Task statement:
Quote the entries below from the line with "Write a LaTeX" through the line with "(title) at (5.5,9.57)", both ends included, and only those lines.

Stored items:
────

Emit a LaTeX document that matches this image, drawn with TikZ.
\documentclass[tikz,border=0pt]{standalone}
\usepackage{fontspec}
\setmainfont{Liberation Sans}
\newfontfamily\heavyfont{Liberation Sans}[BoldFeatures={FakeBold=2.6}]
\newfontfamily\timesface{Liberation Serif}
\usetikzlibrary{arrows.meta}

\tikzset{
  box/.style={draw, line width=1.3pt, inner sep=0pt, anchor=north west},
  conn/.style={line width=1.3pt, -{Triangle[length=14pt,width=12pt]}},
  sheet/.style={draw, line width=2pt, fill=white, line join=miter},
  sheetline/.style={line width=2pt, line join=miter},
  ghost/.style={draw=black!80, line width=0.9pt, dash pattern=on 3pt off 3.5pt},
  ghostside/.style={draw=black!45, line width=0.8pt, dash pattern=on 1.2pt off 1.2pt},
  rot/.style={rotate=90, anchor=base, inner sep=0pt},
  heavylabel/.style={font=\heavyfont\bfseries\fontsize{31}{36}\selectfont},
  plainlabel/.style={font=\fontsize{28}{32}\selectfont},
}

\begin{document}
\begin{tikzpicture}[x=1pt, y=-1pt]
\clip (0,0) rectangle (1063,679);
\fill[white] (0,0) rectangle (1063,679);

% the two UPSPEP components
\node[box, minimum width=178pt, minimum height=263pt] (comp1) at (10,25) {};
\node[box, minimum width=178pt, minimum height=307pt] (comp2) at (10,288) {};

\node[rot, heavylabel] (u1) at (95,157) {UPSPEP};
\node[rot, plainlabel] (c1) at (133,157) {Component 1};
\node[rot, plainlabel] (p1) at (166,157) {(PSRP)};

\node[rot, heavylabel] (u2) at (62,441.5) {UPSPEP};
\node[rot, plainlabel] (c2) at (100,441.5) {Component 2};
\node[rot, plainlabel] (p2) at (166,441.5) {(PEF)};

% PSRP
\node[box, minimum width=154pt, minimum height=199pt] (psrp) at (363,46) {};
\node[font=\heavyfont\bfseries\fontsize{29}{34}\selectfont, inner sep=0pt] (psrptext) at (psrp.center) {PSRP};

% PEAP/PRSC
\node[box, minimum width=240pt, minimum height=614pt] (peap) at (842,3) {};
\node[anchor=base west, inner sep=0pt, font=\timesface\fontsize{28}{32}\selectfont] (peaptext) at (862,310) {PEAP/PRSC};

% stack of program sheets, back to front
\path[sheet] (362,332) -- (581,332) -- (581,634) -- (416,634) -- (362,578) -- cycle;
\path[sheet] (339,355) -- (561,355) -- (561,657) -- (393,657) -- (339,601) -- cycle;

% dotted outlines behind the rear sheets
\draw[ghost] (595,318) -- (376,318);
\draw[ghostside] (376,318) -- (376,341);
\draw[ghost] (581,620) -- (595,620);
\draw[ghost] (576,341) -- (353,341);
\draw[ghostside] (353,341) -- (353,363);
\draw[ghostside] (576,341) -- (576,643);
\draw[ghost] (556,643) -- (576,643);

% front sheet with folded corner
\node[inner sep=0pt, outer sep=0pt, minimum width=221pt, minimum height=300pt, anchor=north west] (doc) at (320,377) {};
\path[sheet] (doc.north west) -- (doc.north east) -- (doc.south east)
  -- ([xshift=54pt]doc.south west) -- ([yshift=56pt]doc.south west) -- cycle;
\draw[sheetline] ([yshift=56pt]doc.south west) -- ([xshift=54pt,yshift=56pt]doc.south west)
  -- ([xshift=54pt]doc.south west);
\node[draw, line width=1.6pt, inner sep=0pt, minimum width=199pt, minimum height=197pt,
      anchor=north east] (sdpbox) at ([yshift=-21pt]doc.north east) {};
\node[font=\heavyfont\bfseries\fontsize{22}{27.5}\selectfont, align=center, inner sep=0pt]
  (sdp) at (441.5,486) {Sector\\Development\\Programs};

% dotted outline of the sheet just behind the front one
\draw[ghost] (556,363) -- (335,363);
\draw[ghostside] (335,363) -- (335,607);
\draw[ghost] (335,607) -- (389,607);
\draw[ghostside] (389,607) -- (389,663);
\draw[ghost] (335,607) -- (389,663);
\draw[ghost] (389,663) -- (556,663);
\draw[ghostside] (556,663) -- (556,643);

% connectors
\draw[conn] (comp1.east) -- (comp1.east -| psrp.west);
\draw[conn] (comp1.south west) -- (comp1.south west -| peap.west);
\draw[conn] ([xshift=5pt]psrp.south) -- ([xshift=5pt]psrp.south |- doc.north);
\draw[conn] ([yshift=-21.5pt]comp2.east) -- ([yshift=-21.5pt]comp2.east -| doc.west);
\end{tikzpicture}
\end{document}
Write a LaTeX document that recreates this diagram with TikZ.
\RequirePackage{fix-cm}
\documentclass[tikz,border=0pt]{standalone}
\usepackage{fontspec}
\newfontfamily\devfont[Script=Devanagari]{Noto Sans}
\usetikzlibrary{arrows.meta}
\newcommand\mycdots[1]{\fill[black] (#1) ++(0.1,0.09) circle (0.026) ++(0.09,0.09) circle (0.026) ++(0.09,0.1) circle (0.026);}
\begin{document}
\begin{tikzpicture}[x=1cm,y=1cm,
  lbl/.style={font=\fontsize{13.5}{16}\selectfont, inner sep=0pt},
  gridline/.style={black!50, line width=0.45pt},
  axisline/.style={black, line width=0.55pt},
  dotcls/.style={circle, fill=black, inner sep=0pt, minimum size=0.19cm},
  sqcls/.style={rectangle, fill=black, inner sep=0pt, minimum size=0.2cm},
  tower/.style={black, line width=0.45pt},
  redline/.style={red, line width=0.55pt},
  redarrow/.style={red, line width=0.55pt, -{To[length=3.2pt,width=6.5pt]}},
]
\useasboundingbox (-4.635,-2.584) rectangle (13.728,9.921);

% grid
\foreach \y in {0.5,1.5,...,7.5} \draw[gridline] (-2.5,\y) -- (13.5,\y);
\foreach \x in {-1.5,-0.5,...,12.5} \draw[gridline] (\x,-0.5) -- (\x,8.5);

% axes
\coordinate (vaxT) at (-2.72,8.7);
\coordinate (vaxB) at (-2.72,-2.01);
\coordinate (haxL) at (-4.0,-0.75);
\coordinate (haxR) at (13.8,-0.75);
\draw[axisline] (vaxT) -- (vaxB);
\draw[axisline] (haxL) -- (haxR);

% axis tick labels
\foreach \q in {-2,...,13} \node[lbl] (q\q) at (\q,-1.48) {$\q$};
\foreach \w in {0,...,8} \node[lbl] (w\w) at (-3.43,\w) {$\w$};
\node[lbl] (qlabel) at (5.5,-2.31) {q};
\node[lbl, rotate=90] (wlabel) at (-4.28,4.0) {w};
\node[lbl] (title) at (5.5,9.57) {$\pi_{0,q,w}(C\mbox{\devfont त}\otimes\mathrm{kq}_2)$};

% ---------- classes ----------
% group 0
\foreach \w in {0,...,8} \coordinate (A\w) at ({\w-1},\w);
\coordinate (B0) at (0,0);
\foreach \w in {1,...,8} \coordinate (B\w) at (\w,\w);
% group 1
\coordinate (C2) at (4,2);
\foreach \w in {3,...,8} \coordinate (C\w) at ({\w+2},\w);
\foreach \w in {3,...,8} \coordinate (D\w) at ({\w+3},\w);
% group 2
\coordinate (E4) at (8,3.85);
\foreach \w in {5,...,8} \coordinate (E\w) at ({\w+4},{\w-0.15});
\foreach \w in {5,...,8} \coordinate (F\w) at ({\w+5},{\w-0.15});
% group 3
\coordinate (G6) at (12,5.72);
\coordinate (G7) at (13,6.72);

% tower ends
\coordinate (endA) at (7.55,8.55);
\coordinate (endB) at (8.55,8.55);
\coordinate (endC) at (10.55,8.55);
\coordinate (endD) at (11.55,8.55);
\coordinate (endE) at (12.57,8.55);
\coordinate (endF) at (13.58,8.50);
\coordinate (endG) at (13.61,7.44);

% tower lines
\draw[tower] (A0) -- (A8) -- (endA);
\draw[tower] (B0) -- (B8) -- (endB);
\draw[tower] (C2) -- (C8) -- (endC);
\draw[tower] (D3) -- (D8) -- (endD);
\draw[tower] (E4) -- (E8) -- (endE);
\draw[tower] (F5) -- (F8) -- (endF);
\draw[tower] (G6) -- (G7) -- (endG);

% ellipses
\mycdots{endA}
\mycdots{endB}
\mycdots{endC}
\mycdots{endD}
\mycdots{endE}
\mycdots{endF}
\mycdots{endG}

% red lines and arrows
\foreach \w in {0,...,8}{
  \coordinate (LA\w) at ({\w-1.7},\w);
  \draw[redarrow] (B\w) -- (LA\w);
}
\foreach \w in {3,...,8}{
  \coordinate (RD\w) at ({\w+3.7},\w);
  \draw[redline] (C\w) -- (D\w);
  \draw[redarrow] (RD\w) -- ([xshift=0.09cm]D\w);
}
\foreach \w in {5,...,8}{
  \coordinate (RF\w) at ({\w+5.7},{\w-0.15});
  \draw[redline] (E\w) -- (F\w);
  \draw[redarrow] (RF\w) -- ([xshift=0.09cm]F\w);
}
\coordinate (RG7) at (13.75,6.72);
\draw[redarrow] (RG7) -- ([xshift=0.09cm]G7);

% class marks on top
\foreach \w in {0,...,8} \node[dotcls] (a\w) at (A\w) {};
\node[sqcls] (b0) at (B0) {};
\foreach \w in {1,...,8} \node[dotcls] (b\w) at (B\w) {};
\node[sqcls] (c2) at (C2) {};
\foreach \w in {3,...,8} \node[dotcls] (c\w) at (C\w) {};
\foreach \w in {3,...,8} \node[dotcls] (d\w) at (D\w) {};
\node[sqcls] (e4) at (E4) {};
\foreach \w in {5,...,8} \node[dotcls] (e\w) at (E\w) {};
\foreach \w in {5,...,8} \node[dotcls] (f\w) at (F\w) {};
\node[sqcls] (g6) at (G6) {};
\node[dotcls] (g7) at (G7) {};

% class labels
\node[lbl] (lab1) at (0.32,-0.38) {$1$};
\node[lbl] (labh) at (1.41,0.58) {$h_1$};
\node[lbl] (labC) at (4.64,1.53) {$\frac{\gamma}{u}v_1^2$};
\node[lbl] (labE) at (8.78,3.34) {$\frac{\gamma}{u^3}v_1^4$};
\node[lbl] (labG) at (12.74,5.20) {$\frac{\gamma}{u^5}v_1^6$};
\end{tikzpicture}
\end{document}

────

Answer to this problem:
Write a LaTeX document that recreates this diagram with TikZ.
\RequirePackage{fix-cm}
\documentclass[tikz,border=0pt]{standalone}
\usepackage{fontspec}
\newfontfamily\devfont[Script=Devanagari]{Noto Sans}
\usetikzlibrary{arrows.meta}
\newcommand\mycdots[1]{\fill[black] (#1) ++(0.1,0.09) circle (0.026) ++(0.09,0.09) circle (0.026) ++(0.09,0.1) circle (0.026);}
\begin{document}
\begin{tikzpicture}[x=1cm,y=1cm,
  lbl/.style={font=\fontsize{13.5}{16}\selectfont, inner sep=0pt},
  gridline/.style={black!50, line width=0.45pt},
  axisline/.style={black, line width=0.55pt},
  dotcls/.style={circle, fill=black, inner sep=0pt, minimum size=0.19cm},
  sqcls/.style={rectangle, fill=black, inner sep=0pt, minimum size=0.2cm},
  tower/.style={black, line width=0.45pt},
  redline/.style={red, line width=0.55pt},
  redarrow/.style={red, line width=0.55pt, -{To[length=3.2pt,width=6.5pt]}},
]
\useasboundingbox (-4.635,-2.584) rectangle (13.728,9.921);

% grid
\foreach \y in {0.5,1.5,...,7.5} \draw[gridline] (-2.5,\y) -- (13.5,\y);
\foreach \x in {-1.5,-0.5,...,12.5} \draw[gridline] (\x,-0.5) -- (\x,8.5);

% axes
\coordinate (vaxT) at (-2.72,8.7);
\coordinate (vaxB) at (-2.72,-2.01);
\coordinate (haxL) at (-4.0,-0.75);
\coordinate (haxR) at (13.8,-0.75);
\draw[axisline] (vaxT) -- (vaxB);
\draw[axisline] (haxL) -- (haxR);

% axis tick labels
\foreach \q in {-2,...,13} \node[lbl] (q\q) at (\q,-1.48) {$\q$};
\foreach \w in {0,...,8} \node[lbl] (w\w) at (-3.43,\w) {$\w$};
\node[lbl] (qlabel) at (5.5,-2.31) {q};
\node[lbl, rotate=90] (wlabel) at (-4.28,4.0) {w};
\node[lbl] (title) at (5.5,9.57) {$\pi_{0,q,w}(C\mbox{\devfont त}\otimes\mathrm{kq}_2)$};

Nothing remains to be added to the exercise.